Your task:
Exactly retype the lines from the top of the data through the line containing "['#ff0000', '#5ccc4c', '#ff00ff', '#00ffff', '#5a5adc'];", leaving out every picture.

** begin Recorded information **

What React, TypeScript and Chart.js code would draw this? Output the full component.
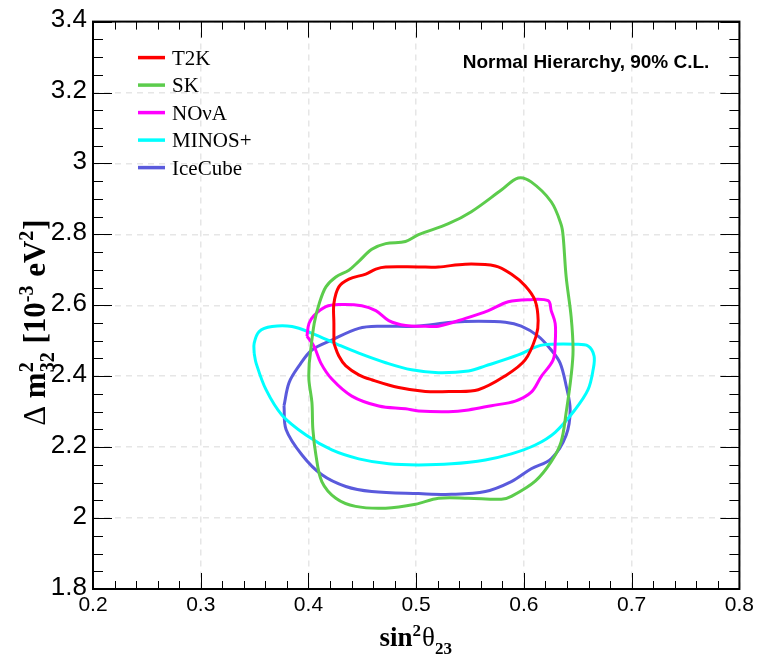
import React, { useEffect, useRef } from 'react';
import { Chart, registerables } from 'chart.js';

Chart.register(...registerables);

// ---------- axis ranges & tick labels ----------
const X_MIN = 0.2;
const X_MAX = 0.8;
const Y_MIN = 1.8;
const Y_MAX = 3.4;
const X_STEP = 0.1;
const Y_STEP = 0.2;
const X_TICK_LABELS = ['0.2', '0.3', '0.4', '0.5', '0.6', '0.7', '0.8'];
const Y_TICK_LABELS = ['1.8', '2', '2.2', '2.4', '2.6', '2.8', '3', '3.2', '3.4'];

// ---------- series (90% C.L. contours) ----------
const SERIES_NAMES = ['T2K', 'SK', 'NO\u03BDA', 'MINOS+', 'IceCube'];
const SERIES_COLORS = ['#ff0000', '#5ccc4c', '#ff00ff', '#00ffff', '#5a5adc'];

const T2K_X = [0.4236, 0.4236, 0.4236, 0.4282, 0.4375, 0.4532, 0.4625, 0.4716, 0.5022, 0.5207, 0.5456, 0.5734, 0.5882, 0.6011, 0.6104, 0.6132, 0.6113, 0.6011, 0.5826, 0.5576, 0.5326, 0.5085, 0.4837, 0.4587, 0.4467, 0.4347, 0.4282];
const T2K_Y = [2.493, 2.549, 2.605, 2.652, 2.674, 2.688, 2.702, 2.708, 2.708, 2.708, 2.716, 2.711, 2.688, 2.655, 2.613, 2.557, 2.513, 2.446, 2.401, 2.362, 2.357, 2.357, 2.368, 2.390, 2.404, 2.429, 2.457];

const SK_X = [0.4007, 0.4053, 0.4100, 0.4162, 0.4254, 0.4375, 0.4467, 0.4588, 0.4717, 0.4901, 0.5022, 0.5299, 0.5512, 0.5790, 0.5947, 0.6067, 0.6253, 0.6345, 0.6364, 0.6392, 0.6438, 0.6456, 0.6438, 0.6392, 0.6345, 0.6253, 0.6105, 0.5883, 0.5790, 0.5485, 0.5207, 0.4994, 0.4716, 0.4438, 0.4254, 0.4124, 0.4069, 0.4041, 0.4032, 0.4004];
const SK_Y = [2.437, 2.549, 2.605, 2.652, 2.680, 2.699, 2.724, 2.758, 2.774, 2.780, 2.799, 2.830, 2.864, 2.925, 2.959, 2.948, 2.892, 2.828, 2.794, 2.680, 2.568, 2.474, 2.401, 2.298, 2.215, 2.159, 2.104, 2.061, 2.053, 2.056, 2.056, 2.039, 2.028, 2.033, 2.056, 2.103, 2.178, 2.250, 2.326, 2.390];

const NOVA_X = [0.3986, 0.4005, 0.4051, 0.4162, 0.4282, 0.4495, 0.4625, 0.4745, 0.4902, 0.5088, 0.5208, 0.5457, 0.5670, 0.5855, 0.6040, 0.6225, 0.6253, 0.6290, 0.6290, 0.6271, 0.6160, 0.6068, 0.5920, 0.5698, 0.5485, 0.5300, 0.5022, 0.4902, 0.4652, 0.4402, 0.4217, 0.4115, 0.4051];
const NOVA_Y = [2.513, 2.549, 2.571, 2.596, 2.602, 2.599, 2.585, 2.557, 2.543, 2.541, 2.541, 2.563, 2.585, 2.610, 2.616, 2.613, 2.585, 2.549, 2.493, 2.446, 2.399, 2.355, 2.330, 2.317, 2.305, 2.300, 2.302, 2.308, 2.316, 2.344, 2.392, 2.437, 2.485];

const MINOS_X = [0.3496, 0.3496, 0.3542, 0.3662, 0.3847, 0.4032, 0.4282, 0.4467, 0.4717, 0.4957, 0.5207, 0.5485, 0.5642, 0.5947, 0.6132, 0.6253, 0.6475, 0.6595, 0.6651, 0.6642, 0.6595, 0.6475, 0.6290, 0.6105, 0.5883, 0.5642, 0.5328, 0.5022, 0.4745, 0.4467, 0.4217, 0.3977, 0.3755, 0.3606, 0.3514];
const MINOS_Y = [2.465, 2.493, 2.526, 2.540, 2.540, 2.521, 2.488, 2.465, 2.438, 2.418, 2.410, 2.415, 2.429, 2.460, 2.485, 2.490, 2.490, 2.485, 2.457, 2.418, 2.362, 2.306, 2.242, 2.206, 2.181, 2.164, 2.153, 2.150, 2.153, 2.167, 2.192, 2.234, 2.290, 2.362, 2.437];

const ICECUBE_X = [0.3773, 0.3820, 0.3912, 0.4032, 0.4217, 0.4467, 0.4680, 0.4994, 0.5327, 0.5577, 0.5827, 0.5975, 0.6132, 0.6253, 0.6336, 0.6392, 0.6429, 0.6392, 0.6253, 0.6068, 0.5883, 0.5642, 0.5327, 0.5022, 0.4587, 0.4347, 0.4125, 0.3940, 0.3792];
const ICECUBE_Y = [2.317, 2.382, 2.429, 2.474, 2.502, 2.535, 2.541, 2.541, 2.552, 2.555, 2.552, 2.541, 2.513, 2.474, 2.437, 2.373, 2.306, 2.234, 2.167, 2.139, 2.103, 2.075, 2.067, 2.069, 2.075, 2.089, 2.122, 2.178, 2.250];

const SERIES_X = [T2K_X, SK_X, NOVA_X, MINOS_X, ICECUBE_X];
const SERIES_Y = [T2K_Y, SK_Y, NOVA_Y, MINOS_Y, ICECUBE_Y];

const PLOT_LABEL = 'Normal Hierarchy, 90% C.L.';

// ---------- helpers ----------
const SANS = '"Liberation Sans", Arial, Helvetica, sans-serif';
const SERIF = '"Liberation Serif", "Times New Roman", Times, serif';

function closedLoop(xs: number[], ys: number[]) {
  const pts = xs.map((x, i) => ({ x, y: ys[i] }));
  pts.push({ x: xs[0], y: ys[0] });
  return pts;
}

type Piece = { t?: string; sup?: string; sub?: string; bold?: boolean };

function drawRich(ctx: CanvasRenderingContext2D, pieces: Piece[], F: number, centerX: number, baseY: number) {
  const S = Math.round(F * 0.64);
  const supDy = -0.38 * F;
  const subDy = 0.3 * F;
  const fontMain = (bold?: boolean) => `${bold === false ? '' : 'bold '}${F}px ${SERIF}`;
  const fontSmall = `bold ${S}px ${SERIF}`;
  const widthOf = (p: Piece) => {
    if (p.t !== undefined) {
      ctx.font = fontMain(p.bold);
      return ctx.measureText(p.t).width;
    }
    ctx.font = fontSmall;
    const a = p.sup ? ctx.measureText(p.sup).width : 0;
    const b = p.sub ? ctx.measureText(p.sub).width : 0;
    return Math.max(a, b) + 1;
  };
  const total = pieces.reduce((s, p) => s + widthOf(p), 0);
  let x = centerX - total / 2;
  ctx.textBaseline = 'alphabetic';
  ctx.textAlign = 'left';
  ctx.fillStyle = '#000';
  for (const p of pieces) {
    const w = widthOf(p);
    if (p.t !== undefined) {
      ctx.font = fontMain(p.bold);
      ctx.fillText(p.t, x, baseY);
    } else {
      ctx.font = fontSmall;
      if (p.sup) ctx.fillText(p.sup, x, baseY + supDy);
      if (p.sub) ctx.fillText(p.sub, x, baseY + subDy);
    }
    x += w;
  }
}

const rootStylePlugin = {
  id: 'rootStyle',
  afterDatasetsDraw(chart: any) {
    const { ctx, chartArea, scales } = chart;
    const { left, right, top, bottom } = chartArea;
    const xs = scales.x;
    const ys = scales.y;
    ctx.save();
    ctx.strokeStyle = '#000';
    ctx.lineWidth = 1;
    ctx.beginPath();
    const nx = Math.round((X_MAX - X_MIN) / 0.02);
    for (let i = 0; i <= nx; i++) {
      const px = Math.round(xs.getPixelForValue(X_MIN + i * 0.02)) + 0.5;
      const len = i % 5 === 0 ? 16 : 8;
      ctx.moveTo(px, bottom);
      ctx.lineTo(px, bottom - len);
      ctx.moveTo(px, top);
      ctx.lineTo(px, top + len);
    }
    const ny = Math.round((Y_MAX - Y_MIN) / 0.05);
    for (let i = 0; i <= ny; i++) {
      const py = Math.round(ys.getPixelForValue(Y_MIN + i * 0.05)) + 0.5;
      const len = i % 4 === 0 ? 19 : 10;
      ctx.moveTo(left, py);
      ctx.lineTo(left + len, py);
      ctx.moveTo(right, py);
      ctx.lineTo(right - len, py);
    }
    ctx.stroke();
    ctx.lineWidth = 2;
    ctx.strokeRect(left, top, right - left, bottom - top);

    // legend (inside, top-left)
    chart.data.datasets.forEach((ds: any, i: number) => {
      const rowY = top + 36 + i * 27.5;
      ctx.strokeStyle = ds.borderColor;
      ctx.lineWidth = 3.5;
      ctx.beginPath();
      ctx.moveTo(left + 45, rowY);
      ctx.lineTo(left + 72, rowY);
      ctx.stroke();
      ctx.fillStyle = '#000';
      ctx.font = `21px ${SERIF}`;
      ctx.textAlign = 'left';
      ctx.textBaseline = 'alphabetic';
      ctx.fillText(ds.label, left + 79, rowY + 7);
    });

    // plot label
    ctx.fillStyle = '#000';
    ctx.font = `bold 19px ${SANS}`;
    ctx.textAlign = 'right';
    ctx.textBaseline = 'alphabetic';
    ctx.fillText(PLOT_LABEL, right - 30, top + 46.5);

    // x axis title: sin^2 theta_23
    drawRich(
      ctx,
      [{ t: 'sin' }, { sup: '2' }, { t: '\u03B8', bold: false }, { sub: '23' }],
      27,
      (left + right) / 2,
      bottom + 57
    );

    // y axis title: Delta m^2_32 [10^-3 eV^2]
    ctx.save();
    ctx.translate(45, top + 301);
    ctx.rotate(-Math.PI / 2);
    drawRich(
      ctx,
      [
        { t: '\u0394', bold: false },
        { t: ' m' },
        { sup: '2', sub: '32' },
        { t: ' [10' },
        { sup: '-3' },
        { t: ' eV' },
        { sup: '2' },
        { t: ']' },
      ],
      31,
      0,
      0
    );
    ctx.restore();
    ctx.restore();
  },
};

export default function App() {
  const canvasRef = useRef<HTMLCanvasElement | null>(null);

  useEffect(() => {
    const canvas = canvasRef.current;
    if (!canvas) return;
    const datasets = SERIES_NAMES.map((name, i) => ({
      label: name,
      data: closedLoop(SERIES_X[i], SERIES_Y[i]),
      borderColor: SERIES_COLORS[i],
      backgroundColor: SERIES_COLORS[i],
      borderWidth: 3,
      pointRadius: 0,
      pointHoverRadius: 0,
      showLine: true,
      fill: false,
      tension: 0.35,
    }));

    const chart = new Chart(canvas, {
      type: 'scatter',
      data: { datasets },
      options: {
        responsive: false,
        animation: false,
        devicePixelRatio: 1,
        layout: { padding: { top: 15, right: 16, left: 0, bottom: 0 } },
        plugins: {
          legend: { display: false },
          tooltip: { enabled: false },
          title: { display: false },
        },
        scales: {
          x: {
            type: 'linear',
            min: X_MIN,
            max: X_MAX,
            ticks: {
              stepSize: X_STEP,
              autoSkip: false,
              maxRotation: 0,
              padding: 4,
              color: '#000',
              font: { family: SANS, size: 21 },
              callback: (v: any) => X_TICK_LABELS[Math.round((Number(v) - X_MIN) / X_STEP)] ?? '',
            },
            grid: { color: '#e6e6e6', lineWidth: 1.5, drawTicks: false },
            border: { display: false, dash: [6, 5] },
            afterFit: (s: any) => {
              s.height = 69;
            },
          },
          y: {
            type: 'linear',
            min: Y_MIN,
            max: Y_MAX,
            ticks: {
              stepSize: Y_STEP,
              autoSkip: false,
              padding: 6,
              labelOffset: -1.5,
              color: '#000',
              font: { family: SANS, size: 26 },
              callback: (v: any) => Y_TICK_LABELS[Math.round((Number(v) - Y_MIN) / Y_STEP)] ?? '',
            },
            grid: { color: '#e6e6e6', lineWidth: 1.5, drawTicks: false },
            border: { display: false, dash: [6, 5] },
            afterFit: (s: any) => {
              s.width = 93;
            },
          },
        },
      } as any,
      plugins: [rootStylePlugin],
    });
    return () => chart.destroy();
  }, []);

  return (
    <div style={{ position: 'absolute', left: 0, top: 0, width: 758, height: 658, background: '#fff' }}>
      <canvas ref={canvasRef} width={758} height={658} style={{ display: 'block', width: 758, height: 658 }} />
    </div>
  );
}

** end Recorded information **

The output:
What React, TypeScript and Chart.js code would draw this? Output the full component.
import React, { useEffect, useRef } from 'react';
import { Chart, registerables } from 'chart.js';

Chart.register(...registerables);

// ---------- axis ranges & tick labels ----------
const X_MIN = 0.2;
const X_MAX = 0.8;
const Y_MIN = 1.8;
const Y_MAX = 3.4;
const X_STEP = 0.1;
const Y_STEP = 0.2;
const X_TICK_LABELS = ['0.2', '0.3', '0.4', '0.5', '0.6', '0.7', '0.8'];
const Y_TICK_LABELS = ['1.8', '2', '2.2', '2.4', '2.6', '2.8', '3', '3.2', '3.4'];

// ---------- series (90% C.L. contours) ----------
const SERIES_NAMES = ['T2K', 'SK', 'NO\u03BDA', 'MINOS+', 'IceCube'];
const SERIES_COLORS = ['#ff0000', '#5ccc4c', '#ff00ff', '#00ffff', '#5a5adc'];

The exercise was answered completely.